- How it works: Runs multiple existing evaluations and combines their results using different mathematical approaches (average, weighted, or custom formula). Note that sub-evaluations do not create their own results!
- Best for: Holistic quality assessment, combining multiple evaluation criteria, creating overall performance metrics, balancing trade-offs between different aspects (e.g., accuracy vs. safety).
- Requires: At least two existing evaluations configured on the same prompt. These evaluations can be of any type, even other Composite Scores!

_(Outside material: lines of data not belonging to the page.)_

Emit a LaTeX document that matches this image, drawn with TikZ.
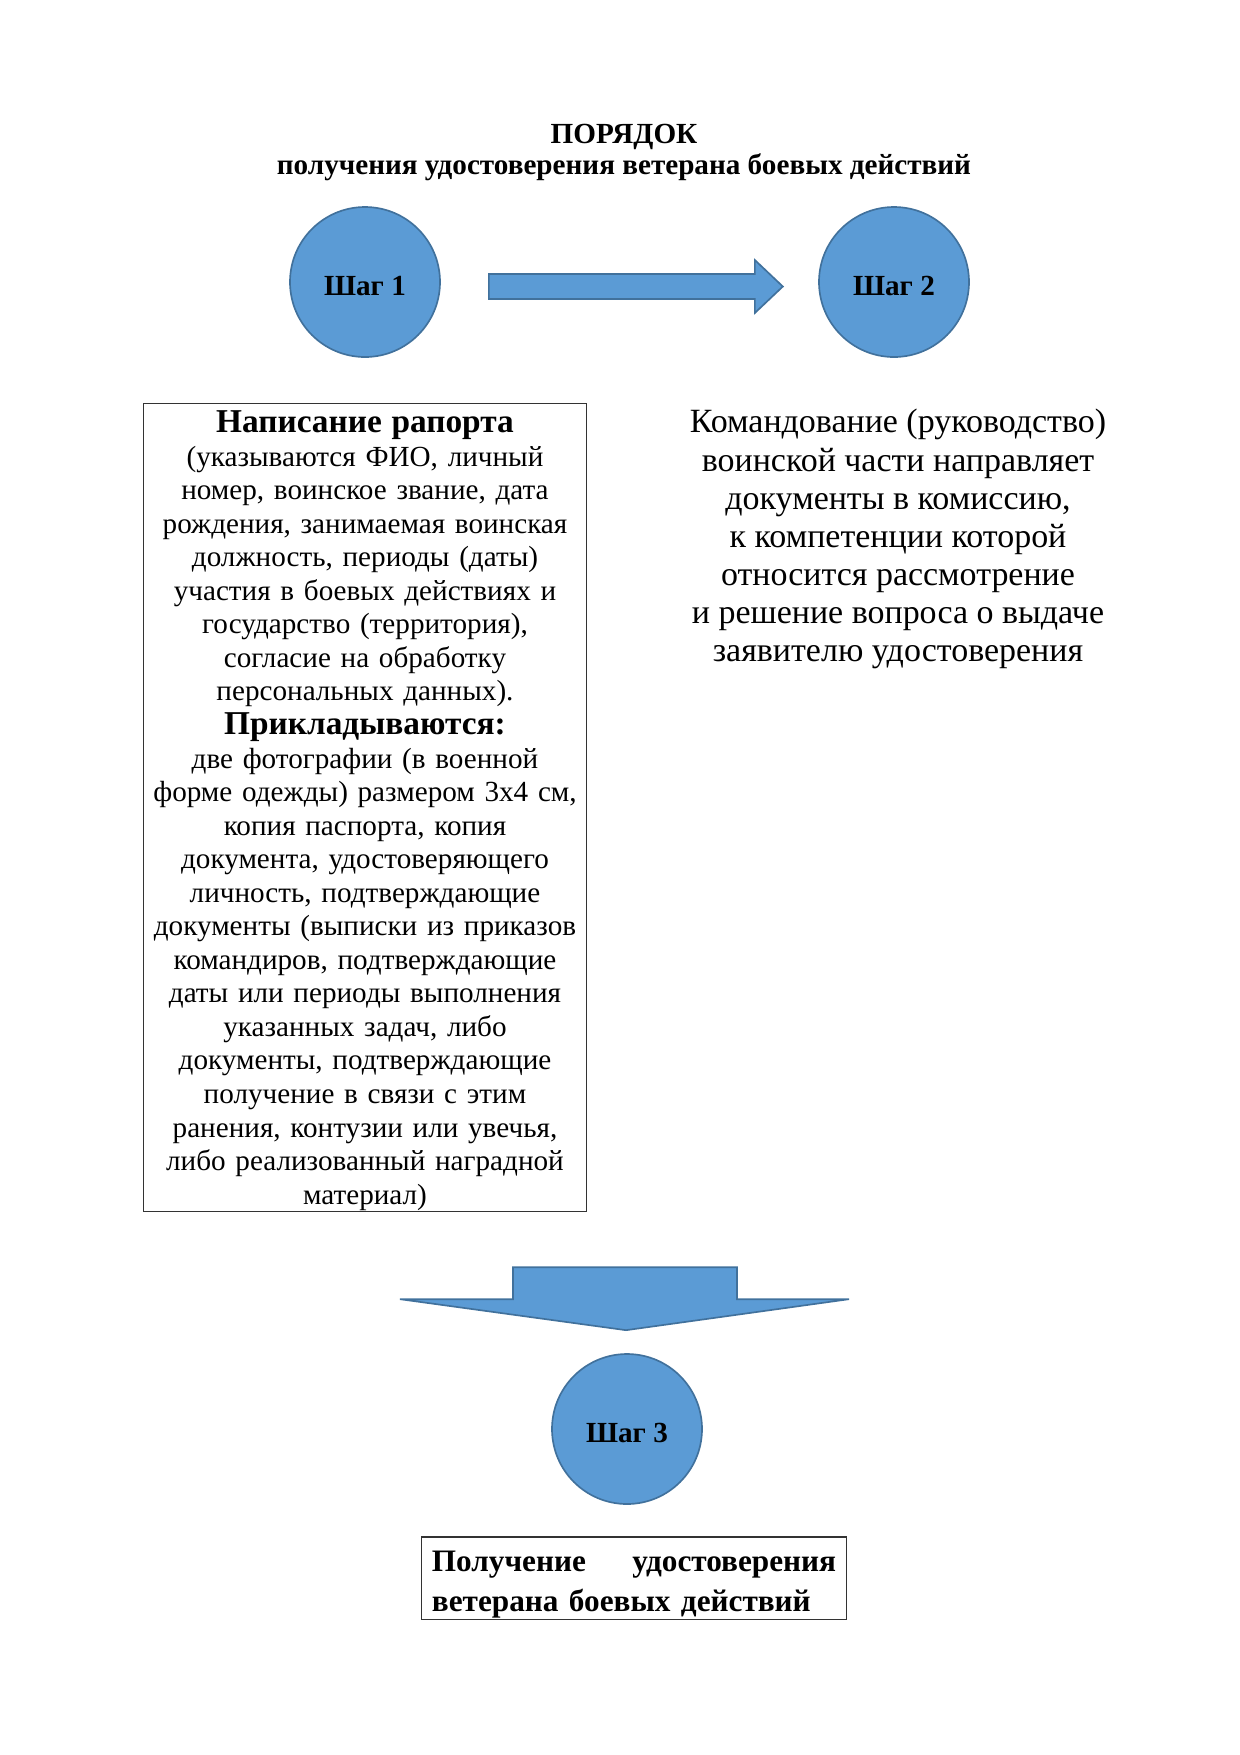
\documentclass[tikz,border=0pt]{standalone}
\usepackage{fontspec}
\setmainfont{Liberation Serif}
\usetikzlibrary{positioning}
\definecolor{stepblue}{RGB}{91,155,213}
\definecolor{stepedge}{RGB}{65,113,156}

\begin{document}
\begin{tikzpicture}[x=0.48pt, y=-0.48pt,
    stepnode/.style={circle, draw=stepedge, fill=stepblue, line width=0.8pt, minimum size=72pt, inner sep=0pt, text height=13pt, text depth=0pt, font=\fontsize{14}{16}\selectfont\bfseries},
    bigarrow/.style={draw=stepedge, fill=stepblue, line width=0.8pt},
    textbox/.style={draw=black!80, line width=0.5pt, inner sep=0pt}]
    \useasboundingbox (0,0) rectangle (1240,1755);

    % Title
    \node (title) [align=center, font=\fontsize{14}{14.5}\selectfont\bfseries] at (624,152.5) {ПОРЯДОК\\получения удостоверения ветерана боевых действий};

    % Steps
    \node (step1) [stepnode] at (365,282) {Шаг 1};
    \node (step2) [stepnode] at (894,282) {Шаг 2};
    \node (step3) [stepnode] at (627,1429) {Шаг 3};

    % Descriptions
    \node (report) [textbox, below=21.6pt of step1, text width=213pt, minimum height=388pt, align=center, font=\fontsize{14}{16.1}\selectfont] {\rule{0pt}{13.4pt}{\fontsize{16}{16.1}\selectfont\bfseries Написание рапорта}\\
        (указываются ФИО, личный\\
        номер, воинское звание, дата\\
        рождения, занимаемая воинская\\
        должность, периоды (даты)\\
        участия в боевых действиях и\\
        государство (территория),\\
        согласие на обработку\\
        персональных данных).\\
        {\fontsize{16}{16.1}\selectfont\bfseries Прикладываются:}\\
        две фотографии (в военной\\
        форме одежды) размером 3х4 см,\\
        копия паспорта, копия\\
        документа, удостоверяющего\\
        личность, подтверждающие\\
        документы (выписки из приказов\\
        командиров, подтверждающие\\
        даты или периоды выполнения\\
        указанных задач, либо\\
        документы, подтверждающие\\
        получение в связи с этим\\
        ранения, контузии или увечья,\\
        либо реализованный наградной\\
        материал)};
    \node (command) [anchor=north, align=center, font=\fontsize{16.3}{18.3}\selectfont] at (898,402) {Командование (руководство)\\
        воинской части направляет\\
        документы в комиссию,\\
        к компетенции которой\\
        относится рассмотрение\\
        и решение вопроса о выдаче\\
        заявителю удостоверения};
    \node (result) [textbox, text width=194pt, minimum width=204pt, minimum height=39.4pt, align=left, font=\fontsize{15}{19}\selectfont\bfseries] at (634,1578) {\rule{0pt}{16pt}Получение\hfill удостоверения\\ветерана боевых действий};

    % Arrows
    \draw[bigarrow] (step1.east) ++(48,-8) -- ++(266,0) -- ++(0,-14) -- ++(28,26.5) -- ++(-28,26.5) -- ++(0,-14) -- ++(-266,0) -- cycle;
    \draw[bigarrow] (step3.north) ++(-114,-86) -- ++(224,0) -- ++(0,32) -- ++(112,0) -- ++(-223,31) -- ++(-226,-31) -- ++(113,0) -- cycle;
\end{tikzpicture}
\end{document}
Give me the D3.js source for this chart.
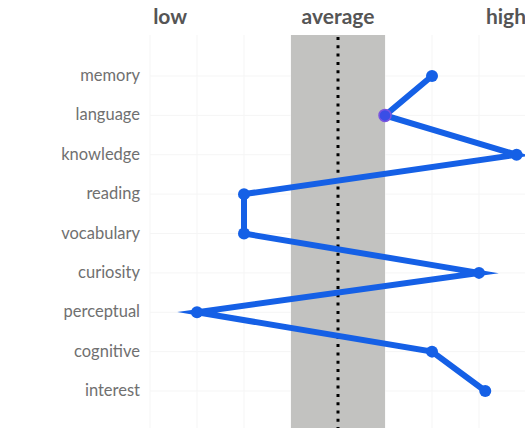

Currently, composite evaluations cannot run in live mode and only support
sub-evaluations that do not require an expected output. Check out the Running
Evaluations guide.
Setup
1
Go to evaluations tab
Go to evaluations tab on a prompt in one of your projects.
2
Combine evaluations
On the top right corner, click on the “Combine evaluations” button.
3
Choose a metric

4
Select sub-evaluations
Select the evaluations you want to combine. You need to select at least two
evaluations. 

Metrics
Average
Combines scores evenly. The resulting score is the average.
Weighted
Combines scores using custom weights. The resulting score is the weighted
blend. Weights are measured in percentage and must add up to 100%.
Custom
Combines scores using a custom formula. The resulting score is the result of
the expression. The expression can be a complex mathematical formula.